I got nothing going on here. Except that I need to go grocery shopping, and I don’t want to. I don’t want to do anything. Remember when I told you how I was going to Rock My World with Geodon®? Well, Geodon did rock my world…to sleep! Remember how I’ve always said there’s no tired like pregnant-tired? Well, there’s no sleepy like Geodon-sleepy. At some point I burst into tears because I was so sick-unto-death of fighting unconsciousness. But I had to fight it because I had things to do and places to go. Yes, I did have to drive. Don’t lecture me, I didn’t kill anybody, did I? (Did I?) Anyway, one cannot function when one is alternately bursting into tears and slipping into unconsciousness. The funny thing is that the pharmacist specifically told me I must take the Geodon in the morning, as it has a tendency to interfere with sleep. Which is funny because at the top of the list of possible side effects is “somnulence.” That’s a big word. I’ll give you three guesses as to what it means, and the first two don’t count. Which makes me wonder if I shouldn’t start taking it again, only this time at night. Except that I might never wake up again!
Which reminds me, my psychiatrist also instructed me to take some fish oil, but I keep forgetting. I bought some in the pill form, but she also sent me these pudding packets (“Natural Orange Flavor”–mmmmm). I’m looking at them right now. They’re scaring me. Because, dude, it’s fish oil, and it’s pudding. Only 2.5 grams of fish oil pudding (“Natural Orange Flavor”!), but still. I feel inexplicably queasy all of a sudden. But you know what? I have to do it some time. So it may as well be now. Yeah, that’s right, I’m going to eat one right now. I am live-blogging fish-oil-pudding-eating!
Here I go.
Hm. That’s not bad. Actually, I kind of liked it. And now I’m really scared.
Okay, there’s an aftertaste. That’s not awesome. I think I’ll eat some breakfast now.
Oh, and since Repairman Jack already saw this in my Xanga photos, I have to explain about Tijuana Snoopy. He was among the crapola I found whilst cleaning out the garage on Saturday. (Snoopy, not Jack.)
You know, ordinarily I’m a fan of the Snoopy on Velvet, but I’ve discovered that some things are too tacky, even for us. So how did I come to be in possession of Tijuana Snoopy? Well, my kids’ babysitter, Gertrude, knows that I love Snoopy, and she mentioned that she and her husband had this velvet painting of Snoopy that they wanted to get rid of, but it was of Snoopy holding a tequila bottle and she wondered if that might be too tacky, even for us. And I’m afraid I might have said something like, “Haha, Snoopy holding a tequila bottle, I think I need that picture,” because stuff like that is always funnier in theory than it is in real life.

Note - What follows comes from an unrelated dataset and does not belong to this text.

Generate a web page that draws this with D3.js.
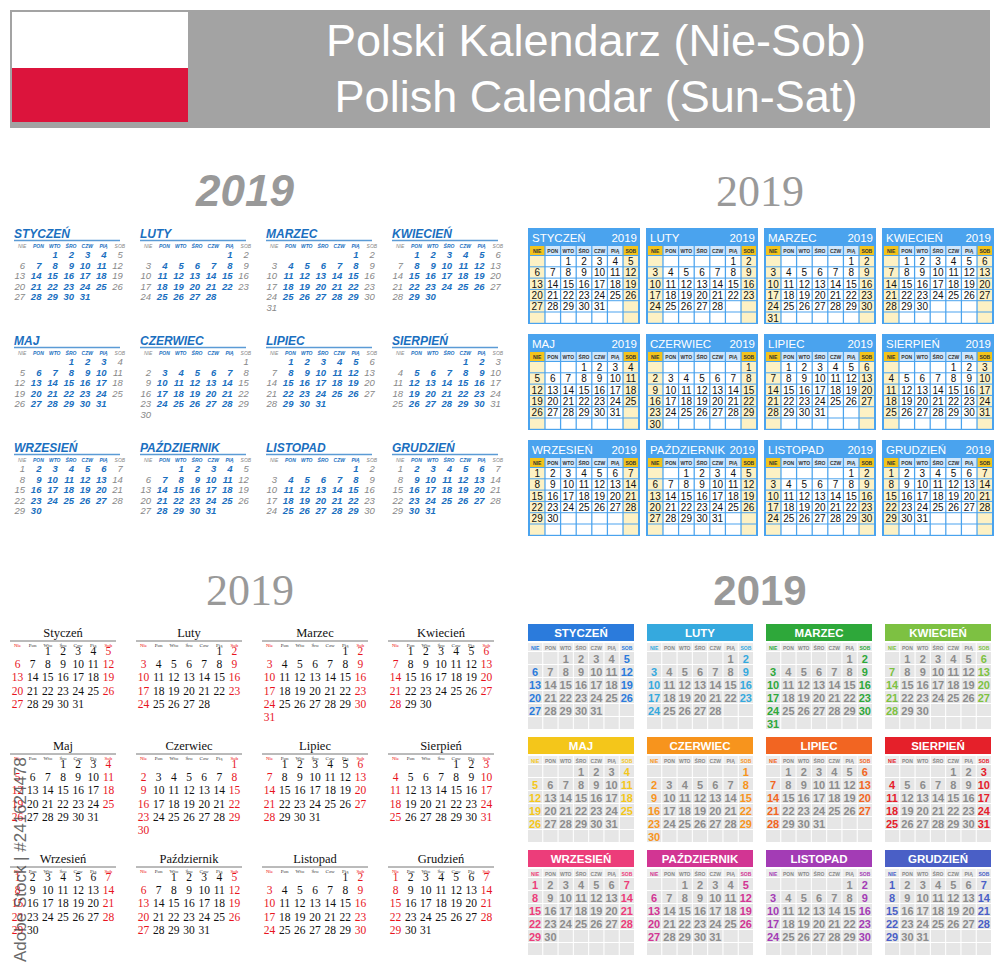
<!DOCTYPE html>
<html><head><meta charset="utf-8">
<script src="https://cdn.jsdelivr.net/npm/d3@7"></script>
<style>body{margin:0;background:#fff}</style></head>
<body><svg id="c" width="1000" height="966"></svg>
<script>
const year = 2019;
const monthsUpper = ["STYCZEŃ","LUTY","MARZEC","KWIECIEŃ","MAJ","CZERWIEC","LIPIEC","SIERPIEŃ","WRZESIEŃ","PAŹDZIERNIK","LISTOPAD","GRUDZIEŃ"];
const monthsTitle = ["Styczeń","Luty","Marzec","Kwiecień","Maj","Czerwiec","Lipiec","Sierpień","Wrzesień","Październik","Listopad","Grudzień"];
const daysInMonth = [31,28,31,30,31,30,31,31,30,31,30,31];
const firstWeekday = [2,5,5,1,3,6,1,4,0,2,5,0]; // 0 = Sunday
const weekdaysUpper = ["NIE","PON","WTO","ŚRO","CZW","PIĄ","SOB"];
const weekdaysTitle = ["Nie","Pon","Wto","Śro","Czw","Pią","Sob"];
const monthColors = ["#2b7bdc","#35a9de","#2ea83a","#7dc142","#f4c61a","#f7941d","#f26522","#e5202a","#ec3d7a","#d23593","#a33cb5","#4a5fc6"];
const titleLines = ["Polski Kalendarz (Nie-Sob)","Polish Calendar (Sun-Sat)"];

const svg = d3.select("#c");
// header
svg.append("rect").attr("x",10).attr("y",10).attr("width",980).attr("height",118).attr("fill","#a3a3a3");
svg.append("rect").attr("x",12).attr("y",12).attr("width",176).attr("height",56).attr("fill","#fff");
svg.append("rect").attr("x",12).attr("y",68).attr("width",176).attr("height",54).attr("fill","#dc143c");
svg.selectAll(".tl").data(titleLines).join("text").attr("x",596).attr("y",(d,i)=>56+i*56)
 .attr("text-anchor","middle").attr("fill","#fff").attr("font-family","Liberation Sans, Arial").attr("font-size",45).text(d=>d);

function cells(m){const a=[];for(let d=1;d<=daysInMonth[m];d++){const p=firstWeekday[m]+d-1;a.push({d,col:p%7,row:Math.floor(p/7)});}return a;}
const months = d3.range(12);

// ---------- Q1 ----------
svg.append("text").attr("x",245).attr("y",206).attr("text-anchor","middle").attr("font-family","Liberation Sans, Arial")
 .attr("font-weight","bold").attr("font-style","italic").attr("font-size",44).attr("fill","#999").text(year);
months.forEach(m=>{
  const x0=12+126*(m%4), y0=234+107*Math.floor(m/4);
  const g=svg.append("g").attr("transform",`translate(${x0},${y0})`);
  const xs=d3.scaleBand().domain(d3.range(7)).range([2,116]);
  const ys=d3.scaleLinear().domain([0,1]).range([24,34.5]);
  g.append("text").attr("x",2).attr("y",4).attr("font-family","Liberation Sans, Arial").attr("font-weight","bold").attr("font-style","italic")
   .attr("font-size",12).attr("fill","#1a6fc0").text(monthsUpper[m]);
  g.append("line").attr("x1",2).attr("x2",108).attr("y1",6.5).attr("y2",6.5).attr("stroke","#5b9bd5").attr("stroke-width",1.5);
  g.selectAll(".w").data(weekdaysUpper).join("text").attr("x",(d,i)=>xs(i)+xs.bandwidth()/2).attr("y",14).attr("text-anchor","middle")
   .attr("font-family","Liberation Sans, Arial").attr("font-style","italic").attr("font-weight",(d,i)=>i%6?"bold":"normal").attr("font-size",5).attr("fill",(d,i)=>i%6?"#1a6fc0":"#888").text(d=>d);
  g.selectAll(".d").data(cells(m)).join("text").attr("x",d=>xs(d.col)+xs.bandwidth()/2+3).attr("y",d=>ys(d.row)).attr("text-anchor","end")
   .attr("font-family","Liberation Sans, Arial").attr("font-style","italic").attr("font-weight",d=>d.col%6?"bold":"normal").attr("font-size",9.5)
   .attr("fill",d=>d.col%6?"#1a6fc0":"#888").text(d=>d.d);
});

// ---------- Q2 ----------
svg.append("text").attr("x",760).attr("y",206).attr("text-anchor","middle").attr("font-family","Liberation Serif, Times New Roman")
 .attr("font-size",44).attr("fill","#999").text(year);
months.forEach(m=>{
  const x0=528+118*(m%4), y0=228+106*Math.floor(m/4);
  const g=svg.append("g").attr("transform",`translate(${x0},${y0})`);
  const W=112, xs=d3.scaleBand().domain(d3.range(7)).range([2,W-2]).paddingInner(0.08);
  const ys=d3.scaleLinear().domain([0,1]).range([28,39.3]);
  g.append("rect").attr("width",W).attr("height",96).attr("fill","#4aa3ee");
  g.append("text").attr("x",4).attr("y",14).attr("fill","#fff").attr("font-family","Liberation Sans, Arial").attr("font-size",11.5).text(monthsUpper[m]);
  g.append("text").attr("x",W-3).attr("y",14).attr("text-anchor","end").attr("fill","#fff").attr("font-family","Liberation Sans, Arial").attr("font-size",11.5).text(year);
  g.selectAll(".wb").data(weekdaysUpper).join("rect").attr("x",(d,i)=>xs(i)).attr("y",18).attr("width",xs.bandwidth()).attr("height",9)
   .attr("fill",(d,i)=>i%6?"#cfe6fb":"#f3c31c");
  g.selectAll(".w").data(weekdaysUpper).join("text").attr("x",(d,i)=>xs(i)+xs.bandwidth()/2).attr("y",25).attr("text-anchor","middle")
   .attr("font-family","Liberation Sans, Arial").attr("font-weight","bold").attr("font-size",5).attr("fill","#333").text(d=>d);
  const grid=[];for(let r=0;r<6;r++)for(let c=0;c<7;c++)grid.push({r,c});
  g.selectAll(".cb").data(grid).join("rect").attr("x",d=>xs(d.c)).attr("y",d=>ys(d.r)).attr("width",xs.bandwidth()).attr("height",10.3)
   .attr("fill",d=>d.c%6?"#fff":"#fdf1c4");
  g.selectAll(".d").data(cells(m)).join("text").attr("x",d=>xs(d.col)+xs.bandwidth()/2).attr("y",d=>ys(d.row)+9).attr("text-anchor","middle")
   .attr("font-family","Liberation Sans, Arial").attr("font-size",10).attr("fill","#111").text(d=>d.d);
});

// ---------- Q3 ----------
svg.append("text").attr("x",250).attr("y",605).attr("text-anchor","middle").attr("font-family","Liberation Serif, Times New Roman")
 .attr("font-size",44).attr("fill","#999").text(year);
months.forEach(m=>{
  const x0=10+126*(m%4), y0=633+113*Math.floor(m/4);
  const g=svg.append("g").attr("transform",`translate(${x0},${y0})`);
  const xs=d3.scaleBand().domain(d3.range(7)).range([0,106]);
  const ys=d3.scaleLinear().domain([0,1]).range([22,35.2]);
  g.append("text").attr("x",53).attr("y",4).attr("text-anchor","middle").attr("font-family","Liberation Serif, Times New Roman").attr("font-size",12.5).attr("fill","#111").text(monthsTitle[m]);
  g.append("line").attr("x1",0).attr("x2",106).attr("y1",8).attr("y2",8).attr("stroke","#777").attr("stroke-width",1);
  g.selectAll(".w").data(weekdaysTitle).join("text").attr("x",(d,i)=>xs(i)+xs.bandwidth()/2).attr("y",14).attr("text-anchor","middle")
   .attr("font-family","Liberation Serif, Times New Roman").attr("font-size",5).attr("fill",(d,i)=>i%6?"#333":"#e00").text(d=>d);
  g.selectAll(".d").data(cells(m)).join("text").attr("x",d=>xs(d.col)+xs.bandwidth()/2).attr("y",d=>ys(d.row)).attr("text-anchor","middle")
   .attr("font-family","Liberation Serif, Times New Roman").attr("font-size",11.5).attr("fill",d=>d.col%6?"#111":"#e8141e").text(d=>d.d);
});

// ---------- Q4 ----------
svg.append("text").attr("x",760).attr("y",605).attr("text-anchor","middle").attr("font-family","Liberation Sans, Arial")
 .attr("font-weight","bold").attr("font-size",42).attr("fill","#999").text(year);
months.forEach(m=>{
  const x0=528+119*(m%4), y0=624+113*Math.floor(m/4);
  const g=svg.append("g").attr("transform",`translate(${x0},${y0})`);
  const W=106, xs=d3.scaleBand().domain(d3.range(7)).range([0,W]).paddingInner(0.07);
  const ys=d3.scaleLinear().domain([0,1]).range([28,41]);
  g.append("rect").attr("width",W).attr("height",17).attr("fill",monthColors[m]);
  g.append("text").attr("x",W/2).attr("y",13).attr("text-anchor","middle").attr("fill","#fff").attr("font-family","Liberation Sans, Arial").attr("font-weight","bold").attr("font-size",11.5).text(monthsUpper[m]);
  g.selectAll(".wb").data(weekdaysUpper).join("rect").attr("x",(d,i)=>xs(i)).attr("y",19).attr("width",xs.bandwidth()).attr("height",8).attr("fill","#ececec");
  g.selectAll(".w").data(weekdaysUpper).join("text").attr("x",(d,i)=>xs(i)+xs.bandwidth()/2).attr("y",25.5).attr("text-anchor","middle")
   .attr("font-family","Liberation Sans, Arial").attr("font-weight","bold").attr("font-size",5).attr("fill",(d,i)=>i%6?"#888":monthColors[m]).text(d=>d);
  const grid=[];for(let r=0;r<6;r++)for(let c=0;c<7;c++)grid.push({r,c});
  g.selectAll(".cb").data(grid).join("rect").attr("x",d=>xs(d.c)).attr("y",d=>ys(d.r)).attr("width",xs.bandwidth()).attr("height",12).attr("fill","#e6e6e6");
  g.selectAll(".d").data(cells(m)).join("text").attr("x",d=>xs(d.col)+xs.bandwidth()/2).attr("y",d=>ys(d.row)+10.5).attr("text-anchor","middle")
   .attr("font-family","Liberation Sans, Arial").attr("font-weight","bold").attr("font-size",11).attr("fill",d=>d.col%6?"#8c8c8c":monthColors[m]).text(d=>d.d);
});

// stock id text at left edge
svg.append("text").attr("transform","translate(26,962) rotate(-90)").attr("font-family","Liberation Sans, Arial").attr("font-size",17)
 .attr("fill","#444").attr("opacity",0.8).text("Adobe Stock | #241624478");
</script></body></html>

I think I didn’t expect him to look quite so…menacing. I mean, really, he looks like Snoopy as Angry Drunk, doesn’t he? That bottle isn’t poised for drinking but for breaking over somebody’s head! Also, he’s hugging a freaking cactus. Obviously this is a dog you don’t want to mess with, especially if you’re just a mild-mannered housewife like myself. Also, I think the real deal-breaker for me is that he’s got “Tijuana” written across his hat. There’s a fine line between ironic kitsch and wow-that-is-just-sick-and-wrong, and I think the lettering crosses that line. But what do I know? I was just an English major.
Anyway, I’m still deciding what to do with it. But first I have to get the taste of natural-orange-flavored fish oil out of my mouth. Gentle readers, adieu.